*INFORMATION SHOWN*:
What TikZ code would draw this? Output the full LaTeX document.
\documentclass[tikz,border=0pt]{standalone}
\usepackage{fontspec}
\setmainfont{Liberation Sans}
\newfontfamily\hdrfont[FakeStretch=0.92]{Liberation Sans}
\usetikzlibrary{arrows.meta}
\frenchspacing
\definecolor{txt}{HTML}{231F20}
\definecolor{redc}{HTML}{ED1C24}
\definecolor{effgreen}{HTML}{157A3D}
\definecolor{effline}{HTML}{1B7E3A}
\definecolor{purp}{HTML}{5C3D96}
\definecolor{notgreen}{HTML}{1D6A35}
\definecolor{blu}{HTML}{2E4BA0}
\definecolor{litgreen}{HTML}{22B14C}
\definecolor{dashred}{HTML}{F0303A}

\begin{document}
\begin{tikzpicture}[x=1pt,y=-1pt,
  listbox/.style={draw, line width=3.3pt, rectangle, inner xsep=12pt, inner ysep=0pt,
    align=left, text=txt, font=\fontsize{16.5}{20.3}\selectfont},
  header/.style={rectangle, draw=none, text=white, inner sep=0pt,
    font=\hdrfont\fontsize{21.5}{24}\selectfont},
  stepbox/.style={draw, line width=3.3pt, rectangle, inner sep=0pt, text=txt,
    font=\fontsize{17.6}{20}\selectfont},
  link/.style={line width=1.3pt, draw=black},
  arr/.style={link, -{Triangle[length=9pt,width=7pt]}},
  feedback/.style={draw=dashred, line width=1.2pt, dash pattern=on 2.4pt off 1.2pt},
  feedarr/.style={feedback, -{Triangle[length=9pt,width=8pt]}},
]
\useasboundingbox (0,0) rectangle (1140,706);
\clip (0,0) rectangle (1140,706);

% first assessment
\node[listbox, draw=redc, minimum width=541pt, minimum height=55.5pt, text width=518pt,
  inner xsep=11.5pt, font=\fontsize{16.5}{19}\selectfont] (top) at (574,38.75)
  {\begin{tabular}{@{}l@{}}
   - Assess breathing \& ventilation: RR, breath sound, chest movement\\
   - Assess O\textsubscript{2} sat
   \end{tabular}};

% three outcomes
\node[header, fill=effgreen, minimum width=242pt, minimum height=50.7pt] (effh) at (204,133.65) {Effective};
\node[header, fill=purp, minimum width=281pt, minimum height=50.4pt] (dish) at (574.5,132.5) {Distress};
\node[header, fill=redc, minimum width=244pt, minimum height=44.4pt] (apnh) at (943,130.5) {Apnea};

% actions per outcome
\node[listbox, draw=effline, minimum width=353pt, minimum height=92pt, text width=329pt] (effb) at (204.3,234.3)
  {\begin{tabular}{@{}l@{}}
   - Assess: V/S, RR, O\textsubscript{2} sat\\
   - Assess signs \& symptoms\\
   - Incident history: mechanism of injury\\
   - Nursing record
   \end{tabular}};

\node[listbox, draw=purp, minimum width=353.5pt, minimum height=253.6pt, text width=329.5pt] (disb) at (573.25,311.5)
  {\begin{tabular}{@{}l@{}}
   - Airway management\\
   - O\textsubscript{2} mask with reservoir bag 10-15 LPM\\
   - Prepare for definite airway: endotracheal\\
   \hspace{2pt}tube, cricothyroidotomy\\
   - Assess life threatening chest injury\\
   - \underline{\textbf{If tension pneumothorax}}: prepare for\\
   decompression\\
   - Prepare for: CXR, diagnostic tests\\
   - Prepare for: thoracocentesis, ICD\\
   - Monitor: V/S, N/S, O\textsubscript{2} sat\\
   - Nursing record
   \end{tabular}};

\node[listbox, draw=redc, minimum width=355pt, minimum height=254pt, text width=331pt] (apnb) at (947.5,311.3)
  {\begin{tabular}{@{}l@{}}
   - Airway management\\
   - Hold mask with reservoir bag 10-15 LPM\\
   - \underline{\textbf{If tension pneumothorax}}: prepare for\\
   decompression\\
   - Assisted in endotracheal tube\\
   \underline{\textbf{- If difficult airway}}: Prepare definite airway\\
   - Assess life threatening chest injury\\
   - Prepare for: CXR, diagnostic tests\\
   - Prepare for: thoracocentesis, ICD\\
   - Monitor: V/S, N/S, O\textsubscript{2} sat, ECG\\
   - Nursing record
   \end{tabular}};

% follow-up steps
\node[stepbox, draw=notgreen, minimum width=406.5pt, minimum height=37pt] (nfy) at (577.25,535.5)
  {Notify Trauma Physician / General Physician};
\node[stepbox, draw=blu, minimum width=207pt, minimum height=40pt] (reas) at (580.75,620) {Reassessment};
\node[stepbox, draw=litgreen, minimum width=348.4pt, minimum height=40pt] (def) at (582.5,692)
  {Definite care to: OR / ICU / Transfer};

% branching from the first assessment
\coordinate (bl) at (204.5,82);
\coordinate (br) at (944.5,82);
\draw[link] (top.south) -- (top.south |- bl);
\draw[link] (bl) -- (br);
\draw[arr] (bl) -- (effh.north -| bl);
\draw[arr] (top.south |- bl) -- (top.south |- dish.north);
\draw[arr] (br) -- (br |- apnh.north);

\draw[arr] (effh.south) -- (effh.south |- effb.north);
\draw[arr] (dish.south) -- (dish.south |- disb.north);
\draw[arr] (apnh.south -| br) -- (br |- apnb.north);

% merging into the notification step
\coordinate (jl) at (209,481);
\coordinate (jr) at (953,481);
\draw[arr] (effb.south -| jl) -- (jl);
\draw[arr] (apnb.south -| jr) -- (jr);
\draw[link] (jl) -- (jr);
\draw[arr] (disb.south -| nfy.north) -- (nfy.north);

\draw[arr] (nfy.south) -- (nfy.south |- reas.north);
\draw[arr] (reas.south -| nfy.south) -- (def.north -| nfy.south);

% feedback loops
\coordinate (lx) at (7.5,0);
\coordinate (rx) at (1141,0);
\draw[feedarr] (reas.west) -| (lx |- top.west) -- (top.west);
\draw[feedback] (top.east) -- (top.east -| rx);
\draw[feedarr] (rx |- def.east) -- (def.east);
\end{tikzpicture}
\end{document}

*TASK REQUIREMENTS*: Extract all the material, leaving every line as it is.

*REPLY*:
What TikZ code would draw this? Output the full LaTeX document.
\documentclass[tikz,border=0pt]{standalone}
\usepackage{fontspec}
\setmainfont{Liberation Sans}
\newfontfamily\hdrfont[FakeStretch=0.92]{Liberation Sans}
\usetikzlibrary{arrows.meta}
\frenchspacing
\definecolor{txt}{HTML}{231F20}
\definecolor{redc}{HTML}{ED1C24}
\definecolor{effgreen}{HTML}{157A3D}
\definecolor{effline}{HTML}{1B7E3A}
\definecolor{purp}{HTML}{5C3D96}
\definecolor{notgreen}{HTML}{1D6A35}
\definecolor{blu}{HTML}{2E4BA0}
\definecolor{litgreen}{HTML}{22B14C}
\definecolor{dashred}{HTML}{F0303A}

\begin{document}
\begin{tikzpicture}[x=1pt,y=-1pt,
  listbox/.style={draw, line width=3.3pt, rectangle, inner xsep=12pt, inner ysep=0pt,
    align=left, text=txt, font=\fontsize{16.5}{20.3}\selectfont},
  header/.style={rectangle, draw=none, text=white, inner sep=0pt,
    font=\hdrfont\fontsize{21.5}{24}\selectfont},
  stepbox/.style={draw, line width=3.3pt, rectangle, inner sep=0pt, text=txt,
    font=\fontsize{17.6}{20}\selectfont},
  link/.style={line width=1.3pt, draw=black},
  arr/.style={link, -{Triangle[length=9pt,width=7pt]}},
  feedback/.style={draw=dashred, line width=1.2pt, dash pattern=on 2.4pt off 1.2pt},
  feedarr/.style={feedback, -{Triangle[length=9pt,width=8pt]}},
]
\useasboundingbox (0,0) rectangle (1140,706);
\clip (0,0) rectangle (1140,706);

% first assessment
\node[listbox, draw=redc, minimum width=541pt, minimum height=55.5pt, text width=518pt,
  inner xsep=11.5pt, font=\fontsize{16.5}{19}\selectfont] (top) at (574,38.75)
  {\begin{tabular}{@{}l@{}}
   - Assess breathing \& ventilation: RR, breath sound, chest movement\\
   - Assess O\textsubscript{2} sat
   \end{tabular}};

% three outcomes
\node[header, fill=effgreen, minimum width=242pt, minimum height=50.7pt] (effh) at (204,133.65) {Effective};
\node[header, fill=purp, minimum width=281pt, minimum height=50.4pt] (dish) at (574.5,132.5) {Distress};
\node[header, fill=redc, minimum width=244pt, minimum height=44.4pt] (apnh) at (943,130.5) {Apnea};

% actions per outcome
\node[listbox, draw=effline, minimum width=353pt, minimum height=92pt, text width=329pt] (effb) at (204.3,234.3)
  {\begin{tabular}{@{}l@{}}
   - Assess: V/S, RR, O\textsubscript{2} sat\\
   - Assess signs \& symptoms\\
   - Incident history: mechanism of injury\\
   - Nursing record
   \end{tabular}};

\node[listbox, draw=purp, minimum width=353.5pt, minimum height=253.6pt, text width=329.5pt] (disb) at (573.25,311.5)
  {\begin{tabular}{@{}l@{}}
   - Airway management\\
   - O\textsubscript{2} mask with reservoir bag 10-15 LPM\\
   - Prepare for definite airway: endotracheal\\
   \hspace{2pt}tube, cricothyroidotomy\\
   - Assess life threatening chest injury\\
   - \underline{\textbf{If tension pneumothorax}}: prepare for\\
   decompression\\
   - Prepare for: CXR, diagnostic tests\\
   - Prepare for: thoracocentesis, ICD\\
   - Monitor: V/S, N/S, O\textsubscript{2} sat\\
   - Nursing record
   \end{tabular}};

\node[listbox, draw=redc, minimum width=355pt, minimum height=254pt, text width=331pt] (apnb) at (947.5,311.3)
  {\begin{tabular}{@{}l@{}}
   - Airway management\\
   - Hold mask with reservoir bag 10-15 LPM\\
   - \underline{\textbf{If tension pneumothorax}}: prepare for\\
   decompression\\
   - Assisted in endotracheal tube\\
   \underline{\textbf{- If difficult airway}}: Prepare definite airway\\
   - Assess life threatening chest injury\\
   - Prepare for: CXR, diagnostic tests\\
   - Prepare for: thoracocentesis, ICD\\
   - Monitor: V/S, N/S, O\textsubscript{2} sat, ECG\\
   - Nursing record
   \end{tabular}};

% follow-up steps
\node[stepbox, draw=notgreen, minimum width=406.5pt, minimum height=37pt] (nfy) at (577.25,535.5)
  {Notify Trauma Physician / General Physician};
\node[stepbox, draw=blu, minimum width=207pt, minimum height=40pt] (reas) at (580.75,620) {Reassessment};
\node[stepbox, draw=litgreen, minimum width=348.4pt, minimum height=40pt] (def) at (582.5,692)
  {Definite care to: OR / ICU / Transfer};

% branching from the first assessment
\coordinate (bl) at (204.5,82);
\coordinate (br) at (944.5,82);
\draw[link] (top.south) -- (top.south |- bl);
\draw[link] (bl) -- (br);
\draw[arr] (bl) -- (effh.north -| bl);
\draw[arr] (top.south |- bl) -- (top.south |- dish.north);
\draw[arr] (br) -- (br |- apnh.north);

\draw[arr] (effh.south) -- (effh.south |- effb.north);
\draw[arr] (dish.south) -- (dish.south |- disb.north);
\draw[arr] (apnh.south -| br) -- (br |- apnb.north);

% merging into the notification step
\coordinate (jl) at (209,481);
\coordinate (jr) at (953,481);
\draw[arr] (effb.south -| jl) -- (jl);
\draw[arr] (apnb.south -| jr) -- (jr);
\draw[link] (jl) -- (jr);
\draw[arr] (disb.south -| nfy.north) -- (nfy.north);

\draw[arr] (nfy.south) -- (nfy.south |- reas.north);
\draw[arr] (reas.south -| nfy.south) -- (def.north -| nfy.south);

% feedback loops
\coordinate (lx) at (7.5,0);
\coordinate (rx) at (1141,0);
\draw[feedarr] (reas.west) -| (lx |- top.west) -- (top.west);
\draw[feedback] (top.east) -- (top.east -| rx);
\draw[feedarr] (rx |- def.east) -- (def.east);
\end{tikzpicture}
\end{document}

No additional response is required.